Gorzoni, G., Pannitto, L., & Masini, F. (2026). 'Layer su Layer': Identifying and Disambiguating the Italian NPN Construction in BERT's family ↗

@article{gorzoni2026layer,
  author  = {Gorzoni, Greta and Pannitto, Ludovica and Masini, Francesca},
  title   = {Layer su Layer: Identifying and Disambiguating the Italian NPN Construction in BERT's family},
  journal = {Proceedings of the Workshop on Cognitive Modeling and Computational Linguistics},
  year    = {2026}
}

Gorzoni, G., Pannitto, L., & Masini, F. (2026). NPN Construction and Distractor dataset (v1.0.2) [Data set]. Zenodo ↗

@dataset{gorzoni2026npn,
          author    = {Gorzoni, Greta and Pannitto, Ludovica and Masini, Francesca},
          title     = {NPN Construction and Distractor dataset},
          year      = {2026},
          publisher = {Zenodo},
          doi       = {10.5281/zenodo.19095867}
        }

Masini, F. (2024). Costruzioni su costruzioni: idiomaticity and regularity of NPN discontinuous reduplications in Italian. TOPOI, 51–82. ↗

@article{masini2024costruzioni,
  title={Costruzioni su costruzioni: idiomaticity and regularity of NPN discontinuous reduplications in Italian},
  author={Masini, Francesca and others},
  journal={TOPOI},
  pages={51--82},
  year={2024},
  publisher={Aracne}
}

Masini, F. (2024).
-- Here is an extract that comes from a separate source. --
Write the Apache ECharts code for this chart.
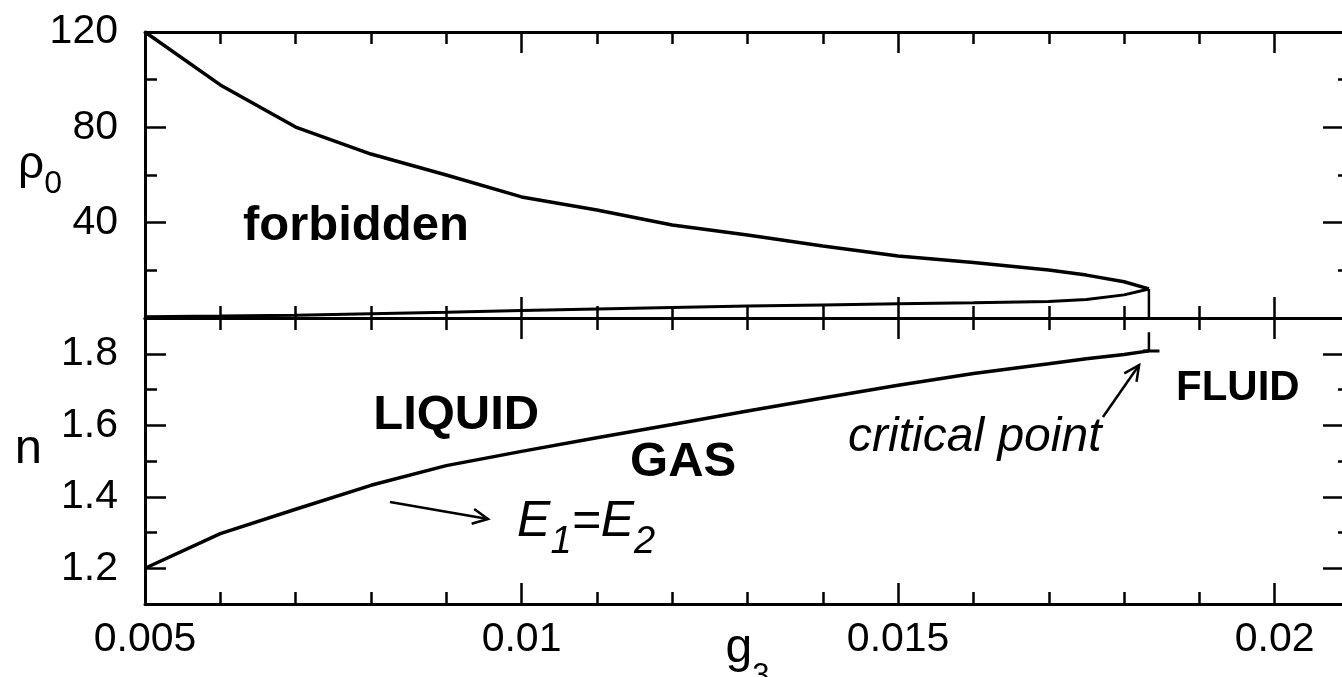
<!DOCTYPE html>
<html>
<head>
<meta charset="utf-8">
<script src="https://cdn.jsdelivr.net/npm/echarts@6/dist/echarts.min.js"></script>
<style>
  html, body { margin: 0; padding: 0; background: #fff; }
  #chart { width: 1342px; height: 677px; }
</style>
</head>
<body>
<div id="chart"></div>
<script>
// coupling g3 along the phase boundary
const g3 = [0.005, 0.006, 0.007, 0.008, 0.009, 0.010, 0.011, 0.012, 0.013, 0.014, 0.015, 0.016, 0.017, 0.0175, 0.018, 0.01833];
// upper and lower edge of the forbidden region in rho0
const rhoUpper = [120, 97.8, 80.1, 68.8, 60.0, 50.8, 45.3, 39.0, 34.8, 30.2, 26.0, 23.3, 20.1, 18.0, 15.2, 12.2];
const rhoLower = [0.5, 0.8, 1.2, 1.8, 2.4, 3.1, 3.8, 4.4, 5.0, 5.5, 6.0, 6.4, 6.9, 7.8, 9.7, 12.2];
// liquid-gas coexistence line E1 = E2
const nCoex = [1.200, 1.297, 1.365, 1.432, 1.487, 1.527, 1.565, 1.602, 1.640, 1.676, 1.712, 1.745, 1.772, 1.786, 1.798, 1.808];

// critical point
const gCrit = 0.01833;
const rhoCrit = 12.2;
const nCrit = 1.808;
const nCritTop = 1.86;
const gCritStub = [0.01825, 0.01847];

// axis ranges and ticks
const X_MIN = 0.005, X_MAX = 0.021;
const xMajor = [0.005, 0.01, 0.015, 0.02];
const xMinor = [0.006, 0.007, 0.008, 0.009, 0.011, 0.012, 0.013, 0.014, 0.016, 0.017, 0.018, 0.019];
const RHO_MIN = 0, RHO_MAX = 120;
const rhoMajor = [40, 80, 120];
const rhoMinor = [20, 60, 100];
const N_MIN = 1.1, N_MAX = 1.9;
const nMajor = [1.2, 1.4, 1.6, 1.8];
const nMinor = [1.3, 1.5, 1.7];

const FONT = '"Liberation Sans", Arial, Helvetica, sans-serif';
const INK = '#000';

function xAx(grid, pos, ticks, len, withLine, extra) {
  return Object.assign({
    type: 'value', gridIndex: grid, position: pos, min: X_MIN, max: X_MAX,
    splitLine: { show: false },
    axisLine: { show: withLine, onZero: false, lineStyle: { color: INK, width: 3 } },
    axisTick: { show: true, inside: true, length: len, customValues: ticks,
                lineStyle: { color: INK, width: 2.5 } },
    axisLabel: { show: false }
  }, extra || {});
}
function yAx(grid, pos, min, max, ticks, len, withLine, extra) {
  return Object.assign({
    type: 'value', gridIndex: grid, position: pos, min: min, max: max,
    splitLine: { show: false },
    axisLine: { show: withLine, onZero: false, lineStyle: { color: INK, width: 3 } },
    axisTick: { show: true, inside: true, length: len, customValues: ticks,
                lineStyle: { color: INK, width: 2.5 } },
    axisLabel: { show: false }
  }, extra || {});
}

const tickLabel = {
  show: true, color: INK, fontFamily: FONT, fontSize: 41,
  showMinLabel: true, showMaxLabel: true
};

// subscripted text: the main token hangs from the top of a tall line,
// the subscript token sits on its bottom, so lineHeight sets the drop
function subRich(mainSize, subSize, lineH, italic) {
  const st = italic ? 'italic' : 'normal';
  return {
    m: { fontSize: mainSize, fontStyle: st, fontFamily: FONT, color: INK, fill: INK, lineHeight: lineH, verticalAlign: 'top' },
    s: { fontSize: subSize, fontStyle: st, fontFamily: FONT, color: INK, fill: INK, lineHeight: subSize, verticalAlign: 'bottom' }
  };
}

const pairs = (xs, ys) => xs.map((x, i) => [x, ys[i]]);
const lineSeries = (data, xi, yi, width) => ({
  type: 'line', data: data, xAxisIndex: xi, yAxisIndex: yi,
  symbol: 'none', showSymbol: false, smooth: false, silent: true,
  lineStyle: { color: INK, width: width || 3.5 }, z: 5
});

const chart = echarts.init(document.getElementById('chart'), null, { renderer: 'canvas' });

const option = {
  backgroundColor: '#fff',
  animation: false,
  grid: [
    { left: 145, top: 32, width: 1205, height: 286, containLabel: false, outerBoundsMode: 'none' },
    { left: 145, top: 318, width: 1205, height: 286, containLabel: false, outerBoundsMode: 'none' }
  ],
  xAxis: [
    xAx(0, 'bottom', xMajor, 21, true),
    xAx(0, 'top', xMajor, 21, true),
    xAx(0, 'bottom', xMinor, 12, false),
    xAx(0, 'top', xMinor, 12, false),
    xAx(1, 'bottom', xMajor, 21, true, {
      axisLabel: Object.assign({}, tickLabel, { margin: 15, customValues: xMajor }),
      name: '{m|g}{s|3}', nameLocation: 'middle', nameGap: 21, nameMoveOverlap: false,
      nameTextStyle: { color: INK, fontFamily: FONT, rich: subRich(48, 31, 67, false) }
    }),
    xAx(1, 'top', xMajor, 21, true),
    xAx(1, 'bottom', xMinor, 12, false),
    xAx(1, 'top', xMinor, 12, false)
  ],
  yAxis: [
    yAx(0, 'left', RHO_MIN, RHO_MAX, rhoMajor, 21, true, {
      axisLabel: Object.assign({}, tickLabel, { margin: 27, customValues: rhoMajor }),
      name: '{m|ρ}{s|0}', nameLocation: 'middle', nameGap: 83, nameRotate: 0, nameMoveOverlap: false,
      nameTextStyle: { color: INK, fontFamily: FONT, padding: [0, 0, 8, 0], rich: subRich(46, 32, 58, false) }
    }),
    yAx(0, 'right', RHO_MIN, RHO_MAX, rhoMajor, 27, true),
    yAx(0, 'left', RHO_MIN, RHO_MAX, rhoMinor, 12, false),
    yAx(0, 'right', RHO_MIN, RHO_MAX, rhoMinor, 12, false),
    yAx(1, 'left', N_MIN, N_MAX, nMajor, 21, true, {
      axisLabel: Object.assign({}, tickLabel, { margin: 27, customValues: nMajor }),
      name: '{m|n}', nameLocation: 'middle', nameGap: 103, nameRotate: 0, nameMoveOverlap: false,
      nameTextStyle: { color: INK, fontFamily: FONT, rich: subRich(49, 30, 72, false) }
    }),
    yAx(1, 'right', N_MIN, N_MAX, nMajor, 27, true),
    yAx(1, 'left', N_MIN, N_MAX, nMinor, 12, false),
    yAx(1, 'right', N_MIN, N_MAX, nMinor, 12, false)
  ],
  series: [
    lineSeries(pairs(g3, rhoUpper), 0, 0),
    lineSeries(pairs(g3, rhoLower), 0, 0, 3),
    lineSeries([[gCrit, rhoCrit], [gCrit, RHO_MIN]], 0, 0, 2.5),
    lineSeries(pairs(g3, nCoex), 4, 4),
    lineSeries([[gCrit, nCrit], [gCrit, nCritTop]], 4, 4, 2.5),
    lineSeries([[gCritStub[0], nCrit], [gCritStub[1], nCrit]], 4, 4, 3)
  ]
};
chart.setOption(option);

// region labels and pointers, anchored in data space of each panel
const labels = [
  { series: 0, g: 0.0063, v: 38.2, text: 'forbidden', font: 'bold 49px ' + FONT },
  { series: 3, g: 0.00803, v: 1.628, text: 'LIQUID', font: 'bold 49px ' + FONT },
  { series: 3, g: 0.01144, v: 1.496, text: 'GAS', font: 'bold 49px ' + FONT },
  { series: 3, g: 0.01869, v: 1.704, text: 'FLUID', font: 'bold 42px ' + FONT },
  { series: 3, g: 0.014335, v: 1.5643, text: 'critical point', font: 'italic 48px ' + FONT }
];
const eqLabel = { series: 3, g: 0.00994, v: 1.324 };
const arrows = [
  { series: 3, from: [0.008253, 1.3853], to: [0.009554, 1.3378] },
  { series: 3, from: [0.01772, 1.623], to: [0.0182, 1.7685] }
];

function px(seriesIndex, g, v) {
  return chart.convertToPixel({ seriesIndex: seriesIndex }, [g, v]);
}

const graphics = [];
labels.forEach(function (l) {
  const p = px(l.series, l.g, l.v);
  graphics.push({
    type: 'text', x: p[0], y: p[1], silent: true, z: 10,
    style: { text: l.text, font: l.font, fill: INK,
             align: 'left', verticalAlign: 'middle', textAlign: 'left', textVerticalAlign: 'middle' }
  });
});

// E1=E2 with lowered subscripts; the box top is set so the main glyphs stay on the anchor
(function () {
  const p = px(eqLabel.series, eqLabel.g, eqLabel.v);
  graphics.push({
    type: 'text', x: p[0], y: p[1] - 27, silent: true, z: 10,
    style: {
      text: '{m|E}{s|1}{m|=E}{s|2}', fill: INK,
      align: 'left', verticalAlign: 'top', textAlign: 'left', textVerticalAlign: 'top',
      rich: subRich(50, 38, 65, true)
    }
  });
})();

arrows.forEach(function (a) {
  const p1 = px(a.series, a.from[0], a.from[1]);
  const p2 = px(a.series, a.to[0], a.to[1]);
  const dx = p2[0] - p1[0], dy = p2[1] - p1[1];
  const len = Math.sqrt(dx * dx + dy * dy);
  const ux = dx / len, uy = dy / len;
  const head = 17, ang = 26 * Math.PI / 180;
  const c = Math.cos(ang), s = Math.sin(ang);
  const h1 = [p2[0] - head * (ux * c - uy * s), p2[1] - head * (uy * c + ux * s)];
  const h2 = [p2[0] - head * (ux * c + uy * s), p2[1] - head * (uy * c - ux * s)];
  graphics.push({
    type: 'polyline', silent: true, z: 10,
    shape: { points: [p1, p2] },
    style: { stroke: INK, lineWidth: 2.5, fill: null }
  });
  graphics.push({
    type: 'polyline', silent: true, z: 10,
    shape: { points: [h1, p2, h2] },
    style: { stroke: INK, lineWidth: 2.5, fill: null, lineJoin: 'miter' }
  });
});

chart.setOption({ graphic: graphics });
</script>
</body>
</html>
NPN discontinuous reduplications in Italian: dataset. ↗

@dataset{masini2024npn,
  title={NPN discontinuous reduplications in Italian: dataset},
  author={Masini, Francesca},
  year={2024},
  publisher={Univesity of Bologna}
}

How to read the visualizations:

Points: individual dataset instances.

Colors: class labels or semantic labels.

Frames / layers: successive hidden layers of the BERT model.

Interpretation: visible clustering can suggest distinctions in representational space, but PCA remains a partial projection and should be read together with probing results.

Select a visualization

Switch between experimental conditions and embedding types.

How the contextual embddings of NPN instances are extracted from BERT?

Contextualized embeddings are extracted from BERT in inference mode to probe representations learned during pre-training. To isolate construction-level information, the preposition in the NPN construction is replaced with [UNK], forcing the model to rely on contextual and structural cues rather than lexical semantics. In parallel, embeddings are extracted for the original preposition in the unmodified sentence. Token positions are aligned via character-to-subword mapping, and these embeddings serve as a comparison point to assess the contribution of lexical information.

UNK · Identification across NPN Cxns and Distractors

This visualization shows PCA projections for the construction identification task based on [UNK] representations. By replacing the prepositional slot with [UNK], the setup reduces direct lexical information and highlights whether constructional distinctions can still emerge in the embedding space.

Dataset composition: 240 instances of NPN Cxns and distractors. Embedding: [UNK]

Why `[UNK]/PREP`?

The [UNK] strategy masks the lexical identity of the preposition, making it possible to test whether the model captures constructional information beyond specific lexical cues.

What to inspect

Look for whether positive and negative instances occupy more distinct regions as layer depth increases, and whether their organization becomes more coherent in later layers.

How it relates to probing

These plots provide a qualitative complement to classifier-based probing: they help assess whether distinctions that are recoverable quantitatively also have visible geometric correlates in the representation space.